Nie war Axel Prahls und Jan Josef Liefers’ Drahtseilakt aufregender als in „Erkläre Chimäre“. Der neue Tatort aus Münster läuft an diesem Sonntag um 20.15 Uhr im Ersten.
Münster - Noble Kreise tun Gutes. Vor Ort, gerne aber auch in größerem Zusammenhang in Ländern mit unterstellt geringeren sozialen Chancen. Gerne bestätigt man hin und wieder eine gute Tat – ohne sie allzu sehr zu propagieren. Das eigentliche Motiv der Hilfe bleibt so in der Schwebe. Ein Zustand, in dem sich im jüngsten Münster-„Tatort“ ziemlich viel befindet.
Dabei beginnt alles recht eindeutig: Hauptkommissar Thiel (Axel Prahl) und sein weltgewandter Pathologieprofessor Börne (Jan Josef Liefers) feiern. Nadeshda (Friederike Kempter) wird befördert. Auf Druck der Medien, könnte man böse sagen – lief doch die Meinungsmaschine in Sachen „Kempter als Assistentin war gestern, Kempter als Kommissarin ist heute“ seit Monaten auf Hochtouren. Innerhalb der „Tatort“-Begleitmusik eher eine Luxusdiskussion. Eine Warnung vielleicht auch an Liefers und Prahl, es mit dem Tanz auf dem selbst aufgezogenen Hochseil zwischen den Podesten Komödie und Tragödie nicht zu übertreiben.

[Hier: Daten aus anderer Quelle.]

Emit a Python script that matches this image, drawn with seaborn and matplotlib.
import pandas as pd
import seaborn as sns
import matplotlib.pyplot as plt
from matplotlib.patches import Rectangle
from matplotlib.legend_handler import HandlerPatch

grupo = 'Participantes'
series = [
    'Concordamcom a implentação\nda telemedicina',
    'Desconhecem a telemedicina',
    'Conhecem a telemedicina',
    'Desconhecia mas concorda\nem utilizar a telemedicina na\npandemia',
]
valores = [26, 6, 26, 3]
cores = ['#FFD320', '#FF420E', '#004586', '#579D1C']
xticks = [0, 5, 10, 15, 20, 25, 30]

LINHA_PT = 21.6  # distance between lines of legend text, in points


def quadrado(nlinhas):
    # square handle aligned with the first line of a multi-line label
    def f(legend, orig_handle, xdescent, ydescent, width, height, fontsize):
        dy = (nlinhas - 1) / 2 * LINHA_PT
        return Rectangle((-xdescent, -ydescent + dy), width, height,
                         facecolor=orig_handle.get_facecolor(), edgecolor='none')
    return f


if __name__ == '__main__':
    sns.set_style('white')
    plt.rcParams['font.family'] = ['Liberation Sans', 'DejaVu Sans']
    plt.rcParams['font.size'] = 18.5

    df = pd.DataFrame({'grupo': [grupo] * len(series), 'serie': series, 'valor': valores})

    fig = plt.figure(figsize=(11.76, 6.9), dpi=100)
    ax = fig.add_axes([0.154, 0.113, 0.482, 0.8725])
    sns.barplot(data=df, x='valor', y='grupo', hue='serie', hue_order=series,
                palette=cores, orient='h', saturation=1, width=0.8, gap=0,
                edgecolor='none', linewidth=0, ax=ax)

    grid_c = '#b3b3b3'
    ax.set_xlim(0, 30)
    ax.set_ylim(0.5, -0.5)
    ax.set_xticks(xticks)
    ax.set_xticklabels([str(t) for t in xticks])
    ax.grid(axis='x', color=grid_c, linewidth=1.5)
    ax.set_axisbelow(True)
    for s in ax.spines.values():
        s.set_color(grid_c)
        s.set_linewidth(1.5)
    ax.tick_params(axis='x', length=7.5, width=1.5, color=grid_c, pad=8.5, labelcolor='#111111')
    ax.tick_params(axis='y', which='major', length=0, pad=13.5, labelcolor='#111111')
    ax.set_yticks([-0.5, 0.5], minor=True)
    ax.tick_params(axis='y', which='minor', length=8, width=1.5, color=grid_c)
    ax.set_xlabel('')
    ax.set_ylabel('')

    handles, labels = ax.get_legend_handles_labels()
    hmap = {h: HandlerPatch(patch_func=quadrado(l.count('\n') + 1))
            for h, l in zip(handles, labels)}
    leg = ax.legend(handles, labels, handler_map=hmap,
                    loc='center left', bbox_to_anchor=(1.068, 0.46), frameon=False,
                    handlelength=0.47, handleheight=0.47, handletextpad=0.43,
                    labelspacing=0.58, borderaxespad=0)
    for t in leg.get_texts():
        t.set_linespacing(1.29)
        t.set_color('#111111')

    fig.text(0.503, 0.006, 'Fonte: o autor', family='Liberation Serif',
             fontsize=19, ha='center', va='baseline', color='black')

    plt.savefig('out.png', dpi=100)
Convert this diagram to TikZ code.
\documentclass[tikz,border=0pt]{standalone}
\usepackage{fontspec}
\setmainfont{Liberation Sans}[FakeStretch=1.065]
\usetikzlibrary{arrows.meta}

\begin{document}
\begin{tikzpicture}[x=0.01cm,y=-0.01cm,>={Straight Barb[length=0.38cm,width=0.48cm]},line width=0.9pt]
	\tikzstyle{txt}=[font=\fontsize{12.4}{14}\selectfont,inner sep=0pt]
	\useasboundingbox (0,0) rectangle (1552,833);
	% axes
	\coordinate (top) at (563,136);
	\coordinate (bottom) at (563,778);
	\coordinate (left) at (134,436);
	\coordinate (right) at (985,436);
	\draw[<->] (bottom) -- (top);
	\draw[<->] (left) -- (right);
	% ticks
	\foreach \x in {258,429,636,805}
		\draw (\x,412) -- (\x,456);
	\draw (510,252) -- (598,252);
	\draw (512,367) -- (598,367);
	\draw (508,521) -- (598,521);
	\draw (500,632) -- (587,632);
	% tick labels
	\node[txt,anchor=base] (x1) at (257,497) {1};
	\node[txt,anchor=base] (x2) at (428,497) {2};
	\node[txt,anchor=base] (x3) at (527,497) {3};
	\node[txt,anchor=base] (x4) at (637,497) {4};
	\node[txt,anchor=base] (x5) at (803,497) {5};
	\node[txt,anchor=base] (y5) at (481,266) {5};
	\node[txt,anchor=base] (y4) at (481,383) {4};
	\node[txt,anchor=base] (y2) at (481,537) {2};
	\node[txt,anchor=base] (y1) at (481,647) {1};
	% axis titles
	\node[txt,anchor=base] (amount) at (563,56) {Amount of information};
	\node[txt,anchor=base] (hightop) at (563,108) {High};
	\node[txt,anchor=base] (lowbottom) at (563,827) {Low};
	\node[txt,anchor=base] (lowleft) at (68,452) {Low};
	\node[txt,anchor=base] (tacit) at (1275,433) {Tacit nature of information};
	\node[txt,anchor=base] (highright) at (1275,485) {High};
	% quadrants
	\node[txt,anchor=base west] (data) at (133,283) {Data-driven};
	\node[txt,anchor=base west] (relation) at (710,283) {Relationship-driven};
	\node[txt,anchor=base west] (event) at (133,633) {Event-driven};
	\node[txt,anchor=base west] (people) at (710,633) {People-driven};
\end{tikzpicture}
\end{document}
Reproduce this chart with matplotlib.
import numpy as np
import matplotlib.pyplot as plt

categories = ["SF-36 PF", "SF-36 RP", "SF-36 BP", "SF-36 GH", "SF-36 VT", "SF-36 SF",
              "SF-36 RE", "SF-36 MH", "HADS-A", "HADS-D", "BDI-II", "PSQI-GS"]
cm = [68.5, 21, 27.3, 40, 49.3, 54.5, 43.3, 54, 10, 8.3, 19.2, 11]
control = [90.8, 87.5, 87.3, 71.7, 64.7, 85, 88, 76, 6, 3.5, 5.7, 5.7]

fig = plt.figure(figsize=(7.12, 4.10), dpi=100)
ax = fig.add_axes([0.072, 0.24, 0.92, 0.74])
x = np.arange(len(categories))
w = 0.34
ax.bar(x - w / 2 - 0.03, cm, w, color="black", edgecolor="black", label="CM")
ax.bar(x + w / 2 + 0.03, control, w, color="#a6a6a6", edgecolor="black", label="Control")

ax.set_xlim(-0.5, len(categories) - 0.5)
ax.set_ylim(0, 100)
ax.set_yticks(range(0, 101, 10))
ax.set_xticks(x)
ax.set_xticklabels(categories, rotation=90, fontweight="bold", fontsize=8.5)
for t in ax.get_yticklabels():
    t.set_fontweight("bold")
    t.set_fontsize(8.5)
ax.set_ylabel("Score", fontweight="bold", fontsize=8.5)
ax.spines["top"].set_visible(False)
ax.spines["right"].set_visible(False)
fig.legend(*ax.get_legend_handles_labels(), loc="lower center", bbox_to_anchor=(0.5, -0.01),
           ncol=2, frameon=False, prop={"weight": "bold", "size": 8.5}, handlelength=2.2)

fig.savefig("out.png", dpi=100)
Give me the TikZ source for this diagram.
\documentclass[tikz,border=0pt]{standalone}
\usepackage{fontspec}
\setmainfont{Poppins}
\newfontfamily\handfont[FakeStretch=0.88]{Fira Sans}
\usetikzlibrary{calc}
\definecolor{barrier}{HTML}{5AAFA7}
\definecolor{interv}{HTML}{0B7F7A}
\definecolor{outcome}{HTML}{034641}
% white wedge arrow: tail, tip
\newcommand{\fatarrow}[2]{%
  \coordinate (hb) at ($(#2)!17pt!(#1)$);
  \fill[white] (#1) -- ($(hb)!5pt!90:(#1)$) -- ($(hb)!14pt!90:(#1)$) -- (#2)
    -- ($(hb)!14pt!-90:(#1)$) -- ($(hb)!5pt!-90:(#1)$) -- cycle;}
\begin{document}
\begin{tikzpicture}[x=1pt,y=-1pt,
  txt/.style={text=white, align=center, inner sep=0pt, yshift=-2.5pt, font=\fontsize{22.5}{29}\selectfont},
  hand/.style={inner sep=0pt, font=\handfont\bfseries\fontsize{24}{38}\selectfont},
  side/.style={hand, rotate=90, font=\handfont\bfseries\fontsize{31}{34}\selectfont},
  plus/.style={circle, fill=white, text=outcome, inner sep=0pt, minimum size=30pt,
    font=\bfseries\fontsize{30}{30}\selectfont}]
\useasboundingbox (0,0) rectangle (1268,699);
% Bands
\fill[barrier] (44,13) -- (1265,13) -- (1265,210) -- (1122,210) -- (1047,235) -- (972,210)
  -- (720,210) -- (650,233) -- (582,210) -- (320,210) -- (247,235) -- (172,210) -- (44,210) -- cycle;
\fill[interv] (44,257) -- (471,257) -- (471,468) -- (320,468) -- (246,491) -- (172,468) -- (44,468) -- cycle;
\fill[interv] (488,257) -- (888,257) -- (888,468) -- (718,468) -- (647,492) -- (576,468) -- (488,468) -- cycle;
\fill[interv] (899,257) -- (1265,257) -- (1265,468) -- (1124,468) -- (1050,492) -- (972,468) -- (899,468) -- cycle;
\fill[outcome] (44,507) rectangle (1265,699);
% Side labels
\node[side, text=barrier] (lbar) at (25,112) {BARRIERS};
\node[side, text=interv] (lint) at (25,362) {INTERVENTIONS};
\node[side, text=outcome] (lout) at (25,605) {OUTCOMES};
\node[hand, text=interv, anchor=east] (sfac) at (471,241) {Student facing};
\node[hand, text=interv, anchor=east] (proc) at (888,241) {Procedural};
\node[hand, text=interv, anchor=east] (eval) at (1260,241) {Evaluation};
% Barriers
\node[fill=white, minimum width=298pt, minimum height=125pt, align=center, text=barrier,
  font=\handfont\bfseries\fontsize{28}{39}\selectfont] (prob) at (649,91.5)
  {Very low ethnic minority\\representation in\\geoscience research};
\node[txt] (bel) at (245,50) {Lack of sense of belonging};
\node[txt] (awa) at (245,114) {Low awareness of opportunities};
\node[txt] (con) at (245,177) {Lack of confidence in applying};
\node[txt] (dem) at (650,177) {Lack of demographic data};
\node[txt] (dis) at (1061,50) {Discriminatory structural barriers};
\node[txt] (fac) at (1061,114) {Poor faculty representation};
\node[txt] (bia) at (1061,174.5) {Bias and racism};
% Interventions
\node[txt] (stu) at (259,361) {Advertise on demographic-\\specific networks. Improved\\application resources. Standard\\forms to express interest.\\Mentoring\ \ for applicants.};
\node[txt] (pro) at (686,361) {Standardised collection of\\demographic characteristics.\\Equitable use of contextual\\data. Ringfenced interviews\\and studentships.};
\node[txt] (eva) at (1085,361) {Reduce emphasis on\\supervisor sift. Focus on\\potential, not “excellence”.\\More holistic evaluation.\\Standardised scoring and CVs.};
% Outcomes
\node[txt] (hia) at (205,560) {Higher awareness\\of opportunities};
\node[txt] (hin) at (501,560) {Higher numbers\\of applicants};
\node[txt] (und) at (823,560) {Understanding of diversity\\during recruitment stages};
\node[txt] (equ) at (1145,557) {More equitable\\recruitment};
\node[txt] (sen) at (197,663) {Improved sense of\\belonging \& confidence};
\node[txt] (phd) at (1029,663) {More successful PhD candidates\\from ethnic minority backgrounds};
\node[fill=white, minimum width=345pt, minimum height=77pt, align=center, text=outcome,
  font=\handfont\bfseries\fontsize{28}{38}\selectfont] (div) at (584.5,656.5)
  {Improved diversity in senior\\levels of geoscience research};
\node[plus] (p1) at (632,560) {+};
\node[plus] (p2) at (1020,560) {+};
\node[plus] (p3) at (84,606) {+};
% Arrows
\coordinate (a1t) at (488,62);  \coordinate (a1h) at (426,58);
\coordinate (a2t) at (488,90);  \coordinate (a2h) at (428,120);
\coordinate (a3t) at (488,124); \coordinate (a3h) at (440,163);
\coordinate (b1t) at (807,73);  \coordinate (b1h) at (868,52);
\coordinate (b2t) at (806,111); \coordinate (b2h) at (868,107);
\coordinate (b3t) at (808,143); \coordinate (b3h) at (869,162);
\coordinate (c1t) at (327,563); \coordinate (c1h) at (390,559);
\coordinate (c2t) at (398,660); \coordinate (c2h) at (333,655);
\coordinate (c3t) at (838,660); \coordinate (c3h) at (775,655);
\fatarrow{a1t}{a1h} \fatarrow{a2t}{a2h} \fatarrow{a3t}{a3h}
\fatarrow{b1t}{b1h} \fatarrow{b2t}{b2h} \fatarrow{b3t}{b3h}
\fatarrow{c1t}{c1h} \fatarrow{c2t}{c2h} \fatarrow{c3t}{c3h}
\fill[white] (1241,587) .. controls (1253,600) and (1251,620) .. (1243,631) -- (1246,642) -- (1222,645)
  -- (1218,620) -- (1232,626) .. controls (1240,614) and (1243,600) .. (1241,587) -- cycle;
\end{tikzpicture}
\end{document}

Die geborene Stuttgarterin Kempter zeigt sich von den Medienspielen unbeeindruckt. Assistentin oder Kommissarin – sie hat längst ihren ganz eigenen Part im Münsteraner Team. Dazu passt, dass auch Christine Urspruch als Boernes Assistentin (in Stuttgart in der Vorabendserie „Dr. Klein“ aktiv) nicht mehr nur kontern muss. Was aber die Drehbuchautoren Stefan Cantz und Jan Hinter in „Erkläre Chimäre“ aus Urspruchs Rolle herausholen, ist so überraschend wie dieser gesamte Fall. Voller Wendungen – das können andere auch. Prall gefüllt mit gebrochenen, erfundenen und doppelbödigen Biografien der Beteiligten – auch das können andere.
Stefan Cantz und Jan Hinter aber zeigen sich als Virtuosen des Details. Hier wird keine dann auch ausgeführte Handlung angekündigt, hier werden keine Versatzstücke mutmaßlicher Ermittlungsarbeit eingeflickt. Nein, „Erkläre Chimäre“ ist feinste Webkunst und ermöglicht damit Börne und Thiel ein doppeltes Coming-out. Einem Erbonkel (Christian Kohlund) spielen sie das frisch verheiratete Paar vor, und wer als Fernsehzuschauer gedacht hatte, das Wort- und Mimik-Feuerwerk der Hauptfiguren ließe sich ernsthaft nicht halten und schon gar nicht steigern, sieht sich aufs Schönste getäuscht.
Weniger Komödie, mehr Krimi – das wird die Wertung zu „Erkläre Chimäre“ bestimmen. Aber eigentlich wagt Regisseur Kaspar Heidelbach anderes. Er kostet das Drehbuch förmlich aus, gibt den Figuren den nötigen Raum – und kann sich dabei auf eine sehr uneitle Bildführung (Kamera: Achim Poulheim) verlassen. Mehr Komödie durch mehr Krimi wäre insofern präziser. Oder anders: Nie war der Drahtseilakt von Liefers und Prahl aufregender.